First Minister defends paying outside surgeons to clear Betsi Cadwaladr waiting lists

The First Minister has told the Senedd she will not apologise for paying NHS consultants from other parts of Wales and England to clear waiting lists at Betsi Cadwaladr University Health Board, after a Conservative MS warned the same short-term approach that failed in the past is recurring without sustainable solutions in place.
Mark Isherwood MS put the concern to Eluned Morgan at the final scrutiny session of the Sixth Senedd on Friday, drawing on both personal experience and a recent conversation with a senior clinician.
“A few years ago, after I’d been on a waiting list myself for three years, I was offered an appointment, which I attended in Wrexham Maelor,” Mr Isherwood told the committee.
“It was on a Saturday morning.
“The consultant was an NHS consultant from north-east England who’d been paid privately to attend and help clear the then backlog.
“After that sequence of actions, the waiting list went up again.”
He said that pattern had not changed.
“Last month, a senior NHS consultant in north Wales told me the same thing was happening again, that primarily, but not exclusively, NHS consultants from other parts of Wales and the UK were being paid to provide evening and weekend surgeries to get the waiting lists down, but sustainable solutions were not being put in place,” Mr Isherwood said.
Ms Morgan did not dispute the characterisation, but defended the approach.
“I’m not going to apologise for bringing in people to bring down the waiting list, particularly in Betsi,” she said.

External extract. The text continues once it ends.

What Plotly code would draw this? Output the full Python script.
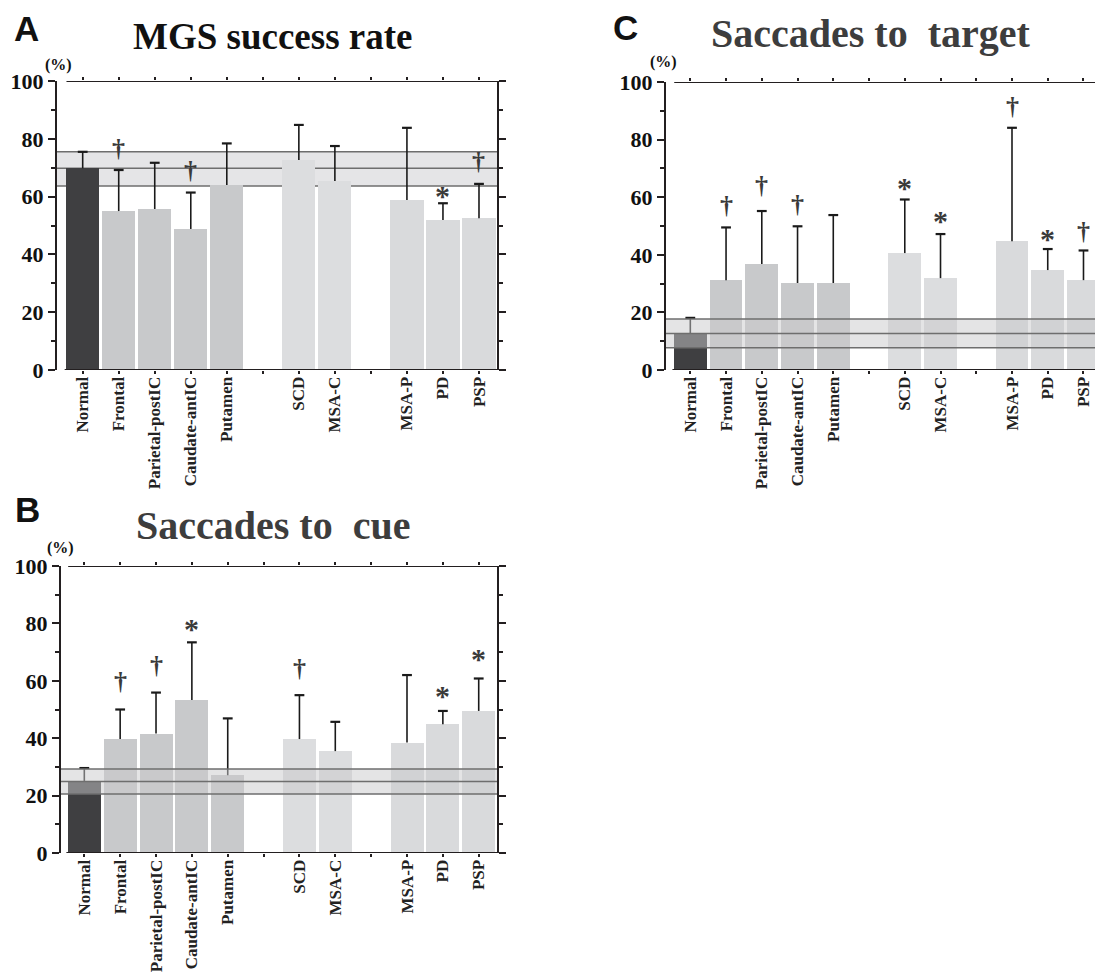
import plotly.graph_objects as go

# ---------------- data ----------------
categories = ["Normal", "Frontal", "Parietal-postIC", "Caudate-antIC", "Putamen",
              "SCD", "MSA-C", "MSA-P", "PD", "PSP"]
slots = [0, 1, 2, 3, 4, 6, 7, 9, 10, 11]          # category slots (5 and 8 are empty gaps)
groups = ["normal", "cortex", "cortex", "cortex", "cortex",
          "cereb", "cereb", "bg", "bg", "bg"]

# A: MGS success rate
mgs_mean = [69.8, 55.0, 55.7, 48.8, 64.0, 72.7, 65.4, 58.8, 51.9, 52.5]
mgs_err_top = [75.5, 69.2, 71.7, 61.4, 78.4, 84.8, 77.5, 83.8, 57.7, 64.4]
mgs_sig = ["", "†", "", "†", "", "", "", "", "*", "†"]
mgs_sig_y = [None, 75.8, None, 68.2, None, None, None, None, 62.0, 71.6]
mgs_band = [63.7, 69.8, 75.5]

# B: saccades to cue
cue_mean = [25.1, 39.7, 41.6, 53.3, 27.1, 39.7, 35.5, 38.5, 44.9, 49.5]
cue_err_top = [29.6, 50.0, 55.9, 73.4, 46.9, 55.0, 45.7, 62.0, 49.5, 60.8]
cue_sig = ["", "†", "†", "*", "", "†", "", "", "*", "*"]
cue_sig_y = [None, 59.2, 64.8, 79.8, None, 63.7, None, None, 56.7, 69.5]
cue_band = [20.6, 24.9, 29.3]

# C: saccades to target
tgt_mean = [12.7, 31.2, 36.8, 30.2, 30.2, 40.6, 31.9, 44.7, 34.7, 31.2]
tgt_err_top = [18.1, 49.5, 55.2, 49.9, 53.8, 59.2, 47.2, 84.1, 42.0, 41.5]
tgt_sig = ["", "†", "†", "†", "", "*", "*", "†", "*", "†"]
tgt_sig_y = [None, 56.5, 63.5, 56.9, None, 65.0, 53.8, 90.9, 47.3, 47.5]
tgt_band = [7.7, 12.7, 17.7]

y_ticks = [0, 20, 40, 60, 80, 100]

# ---------------- style / geometry ----------------
PAGE_W, PAGE_H = 1103, 975
OFF = 8                                   # default page (body) margin of the html file
FW, FH = PAGE_W - OFF, PAGE_H - OFF       # figure size so it ends at the window edge


def fx(px):
    return (px - OFF) / FW


def fy(py):
    return 1 - (py - OFF) / FH


group_colors = {"normal": "#3f3f41", "cortex": "#c8c9cb", "cereb": "#dcdddf", "bg": "#d9dadc"}
AXC = "#231f20"
ERRC = "#1a1a1a"
SERIF = "Liberation Serif"

panels = [
    dict(key="", letter="A", title="MGS success rate", title_color="#111111", title_size=37,
         mean=mgs_mean, top=mgs_err_top, sig=mgs_sig, sig_y=mgs_sig_y, band=mgs_band,
         px=(57, 497), py=(81, 370), xr=[-0.713, 11.5], band_above=False,
         title_xy=(273, 36), letter_xy=(26, 28), pct_xy=(58, 65)),
    dict(key="2", letter="B", title="Saccades to  cue", title_color="#3d3d3d", title_size=40,
         mean=cue_mean, top=cue_err_top, sig=cue_sig, sig_y=cue_sig_y, band=cue_band,
         px=(61, 497), py=(566, 853), xr=[-0.65, 11.51], band_above=True,
         title_xy=(273, 525), letter_xy=(27, 509), pct_xy=(60, 548)),
    dict(key="3", letter="C", title="Saccades to  target", title_color="#3d3d3d", title_size=40,
         mean=tgt_mean, top=tgt_err_top, sig=tgt_sig, sig_y=tgt_sig_y, band=tgt_band,
         px=(666, 1101), py=(82, 370), xr=[-0.68, 11.49], band_above=True,
         title_xy=(870, 33), letter_xy=(625, 27), pct_xy=(663, 62)),
]

fig = go.Figure()
shapes = []
annotations = []
layout_axes = {}

for p in panels:
    k = p["key"]
    xa, ya = "x" + k, "y" + k
    fig.add_trace(go.Bar(
        x=slots, y=p["mean"], xaxis=xa, yaxis=ya, width=0.92,
        marker=dict(color=[group_colors[g] for g in groups], line=dict(width=0)),
        showlegend=False, hoverinfo="skip",
    ))
    # one-sided (upper) error bars: stem from bar top to mean+SD, cap at the top only
    ex, ey = [], []
    for s, m, t in zip(slots, p["mean"], p["top"]):
        ex += [s, s, None]
        ey += [m, t, None]
    fig.add_trace(go.Scatter(
        x=ex, y=ey, xaxis=xa, yaxis=ya, mode="lines",
        line=dict(color=ERRC, width=1.6), showlegend=False, hoverinfo="skip",
    ))
    fig.add_trace(go.Scatter(
        x=slots, y=p["top"], xaxis=xa, yaxis=ya, mode="markers",
        marker=dict(symbol="line-ew", size=7, line=dict(color=ERRC, width=2.2)),
        showlegend=False, hoverinfo="skip",
    ))

    tickvals = list(range(12))
    ticktext = [""] * 12
    for s, c in zip(slots, categories):
        ticktext[s] = c
    layout_axes["xaxis" + k] = dict(
        domain=[fx(p["px"][0]), fx(p["px"][1])], range=p["xr"], anchor=ya, automargin=False,
        tickmode="array", tickvals=tickvals, ticktext=ticktext, tickangle=-90,
        ticks="outside", ticklen=3, tickwidth=1.5, tickcolor=AXC, ticklabelstandoff=-4,
        showline=False, mirror="ticks", showgrid=False, zeroline=False,
        tickfont=dict(family=SERIF, size=17, color="#222222", weight="bold"),
        fixedrange=True,
    )
    layout_axes["yaxis" + k] = dict(
        domain=[fy(p["py"][1]), fy(p["py"][0])], range=[0, 100], anchor=xa, automargin=False,
        tickmode="array", tickvals=y_ticks,
        ticks="outside", ticklen=7, tickwidth=1.5, tickcolor=AXC,
        minor=dict(dtick=10, ticks="outside", ticklen=4, tickwidth=1.5, tickcolor=AXC),
        showline=True, linecolor=AXC, linewidth=2, mirror="ticks",
        showgrid=False, zeroline=False,
        tickfont=dict(family=SERIF, size=22, color="#111111", weight="bold"),
        fixedrange=True,
    )

    # normal-range band (mean +/- SD of normal subjects)
    lo, mid, hi = p["band"]
    xr = p["xr"]
    if p["band_above"]:
        shapes.append(dict(type="rect", xref=xa, yref=ya, x0=xr[0], x1=xr[1], y0=lo, y1=hi,
                           fillcolor="rgba(201,201,203,0.5)", line=dict(width=0), layer="above"))
        blayer = "above"
    else:
        shapes.append(dict(type="rect", xref=xa, yref=ya, x0=xr[0], x1=xr[1], y0=lo, y1=hi,
                           fillcolor="#e5e5e7", line=dict(width=0), layer="below"))
        blayer = "below"
    for yy in (lo, mid, hi):
        shapes.append(dict(type="line", xref=xa, yref=ya, x0=xr[0], x1=xr[1], y0=yy, y1=yy,
                           line=dict(color="#6e6e6e", width=1.5), layer=blayer))

    # x axis lines (bottom and top), slightly detached from the y axis
    shapes.append(dict(type="line", xref=xa, yref=ya, x0=-0.5, x1=xr[1], y0=0, y1=0,
                       line=dict(color=AXC, width=2), layer="above"))
    shapes.append(dict(type="line", xref=xa, yref=ya, x0=-0.45, x1=xr[1], y0=100, y1=100,
                       line=dict(color=AXC, width=2), layer="above"))

    # significance markers
    for s, sym, yy in zip(slots, p["sig"], p["sig_y"]):
        if not sym:
            continue
        annotations.append(dict(
            x=s, y=yy, xref=xa, yref=ya, text=sym, showarrow=False,
            xanchor="center", yanchor="middle",
            yshift=-5 if sym == "*" else 2,
            font=dict(family=SERIF, size=30 if sym == "*" else 26, color="#3a3a3a", weight="bold"),
        ))

    # titles, panel letters, unit label
    annotations.append(dict(x=fx(p["title_xy"][0]), y=fy(p["title_xy"][1]), xref="paper", yref="paper",
                            text=p["title"], showarrow=False, xanchor="center", yanchor="middle",
                            font=dict(family=SERIF, size=p["title_size"], color=p["title_color"], weight="bold")))
    annotations.append(dict(x=fx(p["letter_xy"][0]), y=fy(p["letter_xy"][1]), xref="paper", yref="paper",
                            text=p["letter"], showarrow=False, xanchor="center", yanchor="middle",
                            font=dict(family="Liberation Sans", size=35, color="#111111", weight="bold")))
    annotations.append(dict(x=fx(p["pct_xy"][0]), y=fy(p["pct_xy"][1]), xref="paper", yref="paper",
                            text="(%)", showarrow=False, xanchor="center", yanchor="middle",
                            font=dict(family=SERIF, size=16, color="#111111", weight="bold")))

fig.update_layout(
    width=FW, height=FH, margin=dict(l=0, r=0, t=0, b=0, autoexpand=False),
    paper_bgcolor="white", plot_bgcolor="white",
    shapes=shapes, annotations=annotations, bargap=0,
    **layout_axes,
)

fig.write_html("out.html")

“There are people who’ve been suffering on waiting lists for way too long, and if it takes us to pay people to come in and clear people, to try and sort people out, who’ve been on the waiting list for a long time — I’m not going to apologise for that.
“This is a very short-term measure.”
She pointed to a new orthopaedic hub in Llandudno as the longer-term answer, describing it as part of a network of surgical hubs intended to build more sustainable capacity across Wales.
Mr Isherwood also challenged the First Minister on primary care funding, citing long-running campaigns by the British Medical Association and the Royal College of General Practitioners under the banner “Save our Surgeries.”
He said the share of NHS spending reaching GP practices had shrunk, with GP surgeries cutting services they could previously afford to offer.
Ms Morgan disputed that primary care was being starved of resources, while acknowledging the overall pressure on the service.
“Listen, all of it needs more support — there’s no question about that — but it is simply not true, Mark, to suggest that they are getting less money than they used to.
“And I gave these figures at the beginning.
“At the beginning of the Senedd term, it was £1.5 billion.
“Now it’s £1.8 billion — that’s £300 million extra going into primary care,” she said.